• Exercise
From the line with "The picture is" to the line with "import * as echarts from 'echarts';", both lines included, set down exactly those lines, please, and no others.

• Supplied data
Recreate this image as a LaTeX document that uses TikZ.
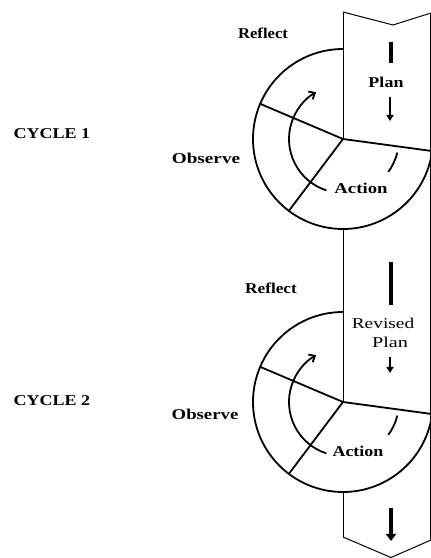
\documentclass[tikz,border=0pt]{standalone}
\usepackage{fontspec}
\setmainfont{Liberation Serif}
\usepackage{graphicx}
\usetikzlibrary{arrows.meta}
\newcommand{\wlab}[2]{\scalebox{#1}[1]{#2}}
\begin{document}
\begin{tikzpicture}[x=1pt,y=1pt,line join=round,
  band/.style={line width=1pt},
  wheel/.style={line width=1.8pt},
  bar/.style={line width=3.4pt},
  smallarrow/.style={line width=1.8pt,-{Triangle[length=6pt,width=7pt]}},
  bigarrow/.style={line width=3.4pt,-{Triangle[length=7pt,width=10pt]}},
  cyclearrow/.style={line width=1.8pt,-{Straight Barb[length=5pt,width=9pt]}},
  lab/.style={inner sep=0pt,font=\fontsize{15}{15}\selectfont}]
\useasboundingbox (0,0) rectangle (431,558);
\coordinate (c1) at (343,419);
\coordinate (c2) at (343,156);
% band
\coordinate (tl) at (343,546);
\coordinate (tm) at (393,533);
\coordinate (tr) at (431,545);
\coordinate (bl) at (343,21);
\coordinate (bm) at (391,0.5);
\coordinate (br) at (431,18);
\coordinate (c1b) at (343,329);
\coordinate (c2b) at (343,66);
\draw[band] (tl) -- (tm) -- (tr);
\draw[band] (430,545) -- (430,18);
\draw[band] (tl) -- (c1);
\draw[band] (c1b) -- (c2);
\draw[band] (c2b) -- (bl);
\draw[band] (bl) -- (bm) -- (br);
% wheels
\foreach \c in {c1,c2}{
  \draw[wheel] (\c) ++(90:90) arc[start angle=90,end angle=352.3,radius=90];
  \draw[wheel] (\c) -- ++(157:90);
  \draw[wheel] (\c) -- ++(233:90);
  \draw[wheel] (\c) -- ++(-7.7:90);
  \draw[cyclearrow] (\c) ++(252:54) arc[start angle=252,end angle=120,radius=54];
  \draw[wheel] (\c) ++(-36:56) arc[start angle=-36,end angle=-14,radius=56];
}
% band arrows
\coordinate (a1s) at (391,516); \coordinate (a1e) at (391,495);
\coordinate (a2s) at (390,461); \coordinate (a2e) at (390,437);
\coordinate (a3s) at (391,296); \coordinate (a3e) at (391,253);
\coordinate (a4s) at (390,201); \coordinate (a4e) at (390,185);
\coordinate (a5s) at (391,50);  \coordinate (a5e) at (391,17);
\draw[bar] (a1s) -- (a1e);
\draw[smallarrow] (a2s) -- (a2e);
\draw[bar] (a3s) -- (a3e);
\draw[smallarrow] (a4s) -- (a4e);
\draw[bigarrow] (a5s) -- (a5e);
% labels
\node[lab] (cyc1) at (52,424) {\wlab{1.2}{\textbf{CYCLE 1}}};
\node[lab] (cyc2) at (52,157) {\wlab{1.2}{\textbf{CYCLE 2}}};
\node[lab] (ref1) at (263,525) {\wlab{1.11}{\textbf{Reflect}}};
\node[lab] (obs1) at (206,400) {\wlab{1.28}{\textbf{Observe}}};
\node[lab] (plan1) at (386,476) {\wlab{1.2}{\textbf{Plan}}};
\node[lab] (act1) at (361,370) {\wlab{1.25}{\textbf{Action}}};
\node[lab] (ref2) at (271,270) {\wlab{1.15}{\textbf{Reflect}}};
\node[lab] (obs2) at (205,144) {\wlab{1.25}{\textbf{Observe}}};
\node[lab] (rev2) at (383,235) {\wlab{1.29}{Revised}};
\node[lab] (plan2) at (390,216) {\wlab{1.35}{Plan}};
\node[lab] (act2) at (358,107) {\wlab{1.2}{\textbf{Action}}};
\end{tikzpicture}
\end{document}
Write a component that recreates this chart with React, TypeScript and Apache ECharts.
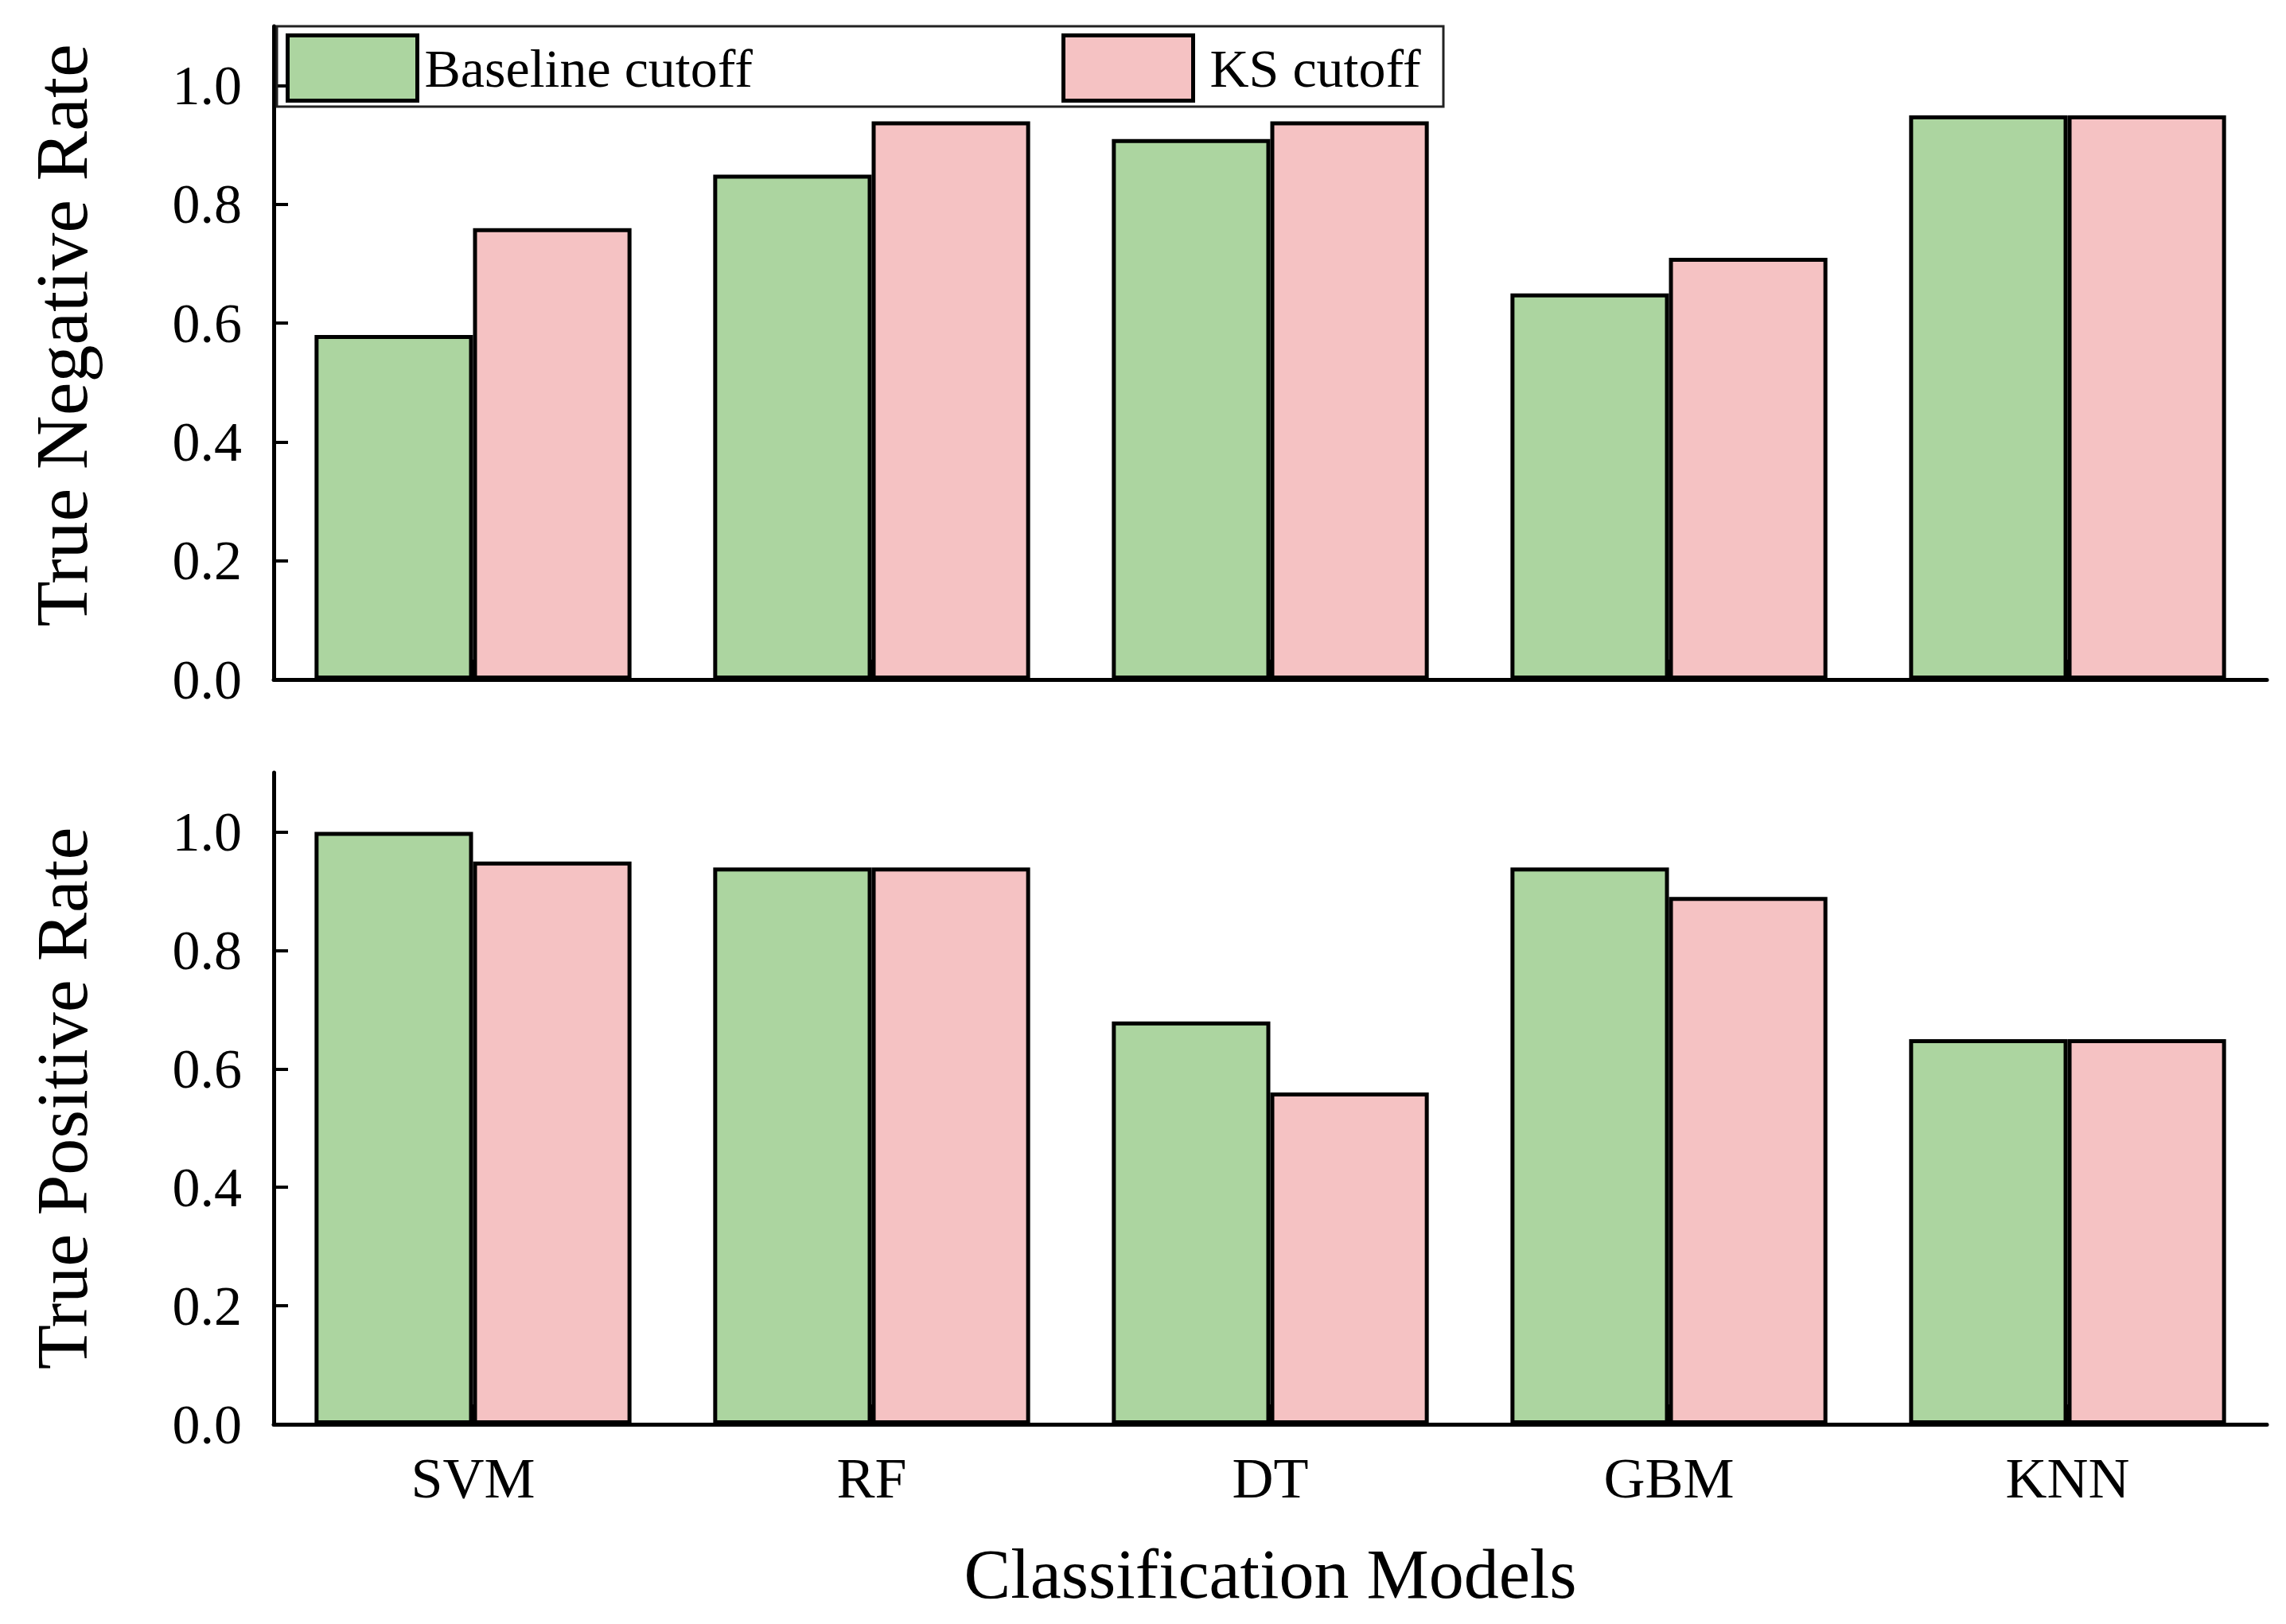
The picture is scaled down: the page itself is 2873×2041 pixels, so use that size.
import React, { useEffect, useRef } from 'react';
import * as echarts from 'echarts';

const categories = ['SVM', 'RF', 'DT', 'GBM', 'KNN'];
const seriesNames = ['Baseline cutoff', 'KS cutoff'];
const tnrBaseline = [0.58, 0.85, 0.91, 0.65, 0.95];
const tnrKS = [0.76, 0.94, 0.94, 0.71, 0.95];
const tprBaseline = [1.0, 0.94, 0.68, 0.94, 0.65];
const tprKS = [0.95, 0.94, 0.56, 0.89, 0.65];
const yTicks = [0, 0.2, 0.4, 0.6, 0.8, 1.0];
const yMin = 0;
const yMax = 1.1;
const yNames = ['True Negative Rate', 'True Positive Rate'];
const xName = 'Classification Models';

const FONT = "'Liberation Serif', 'Times New Roman', serif";
const GREEN = '#acd5a0';
const PINK = '#f5c2c3';

export default function App() {
  const ref = useRef<HTMLDivElement>(null);
  useEffect(() => {
    if (!ref.current) return;
    const chart = echarts.init(ref.current, undefined, { renderer: 'svg' });

    const yAxisBase = (idx: number) => ({
      type: 'value',
      gridIndex: idx,
      min: yMin,
      max: yMax,
      name: yNames[idx],
      nameLocation: 'middle',
      nameGap: 220,
      nameTextStyle: {
        fontFamily: FONT,
        fontSize: idx === 0 ? 94 : 92,
        color: '#000',
        padding: idx === 0 ? [0, 0, 0, 44] : 0,
      },
      splitLine: { show: false },
      axisLine: { show: true, lineStyle: { color: '#000', width: 5 } },
      axisTick: {
        show: true,
        inside: true,
        length: 18,
        customValues: yTicks,
        lineStyle: { color: '#000', width: 4 },
      },
      axisLabel: {
        customValues: yTicks,
        margin: 40,
        fontFamily: FONT,
        fontSize: 70,
        color: '#000',
        formatter: (v: number) => v.toFixed(1),
      },
    });

    const xAxisBase = (idx: number) => ({
      type: 'category',
      gridIndex: idx,
      data: categories,
      boundaryGap: true,
      axisLine: { show: true, lineStyle: { color: '#000', width: 5 } },
      axisTick: {
        show: true,
        inside: true,
        alignWithLabel: true,
        length: 25,
        lineStyle: { color: '#000', width: 4 },
      },
      axisLabel: {
        show: idx === 1,
        margin: 32,
        fontFamily: FONT,
        fontSize: 72,
        color: '#000',
      },
      name: idx === 1 ? xName : '',
      nameLocation: 'middle',
      nameGap: 144,
      nameTextStyle: { fontFamily: FONT, fontSize: 88, color: '#000' },
    });

    const barStyle = (color: string) => ({
      color,
      borderColor: '#000',
      borderWidth: 5,
    });

    const mkBar = (name: string, data: number[], idx: number, color: string) => ({
      type: 'bar',
      name,
      xAxisIndex: idx,
      yAxisIndex: idx,
      data,
      barGap: '0%',
      barCategoryGap: '20.5%',
      itemStyle: barStyle(color),
    });

    const legendBase = {
      orient: 'horizontal',
      top: 42,
      itemWidth: 163,
      itemHeight: 82,
      icon: 'rect',
      itemStyle: { borderColor: '#000', borderWidth: 5 },
      padding: 0,
      selectedMode: false,
    };

    chart.setOption({
      animation: false,
      backgroundColor: '#fff',
      grid: [
        { left: 344, right: 24, top: 33, height: 821, containLabel: false },
        { left: 344, right: 24, top: 971, height: 819, containLabel: false },
      ],
      legend: [
        {
          ...legendBase,
          left: 359,
          data: [seriesNames[0]],
          textStyle: { fontFamily: FONT, fontSize: 68, color: '#000', padding: [0, 0, 0, 4] },
        },
        {
          ...legendBase,
          left: 1334,
          data: [seriesNames[1]],
          textStyle: { fontFamily: FONT, fontSize: 68, color: '#000', padding: [0, 0, 0, 16] },
        },
      ],
      graphic: [
        {
          type: 'rect',
          shape: { x: 348, y: 33, width: 1466, height: 101 },
          style: { fill: 'none', stroke: '#222', lineWidth: 3 },
          z: 10,
        },
      ],
      xAxis: [xAxisBase(0), xAxisBase(1)],
      yAxis: [yAxisBase(0), yAxisBase(1)],
      series: [
        mkBar(seriesNames[0], tnrBaseline, 0, GREEN),
        mkBar(seriesNames[1], tnrKS, 0, PINK),
        mkBar(seriesNames[0], tprBaseline, 1, GREEN),
        mkBar(seriesNames[1], tprKS, 1, PINK),
      ],
    });

    return () => chart.dispose();
  }, []);

  return (
    <div
      ref={ref}
      style={{ position: 'fixed', left: 0, top: 0, width: 2873, height: 2041, background: '#fff' }}
    />
  );
}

• Answer to the exercise
The picture is scaled down: the page itself is 2873×2041 pixels, so use that size.
import React, { useEffect, useRef } from 'react';
import * as echarts from 'echarts';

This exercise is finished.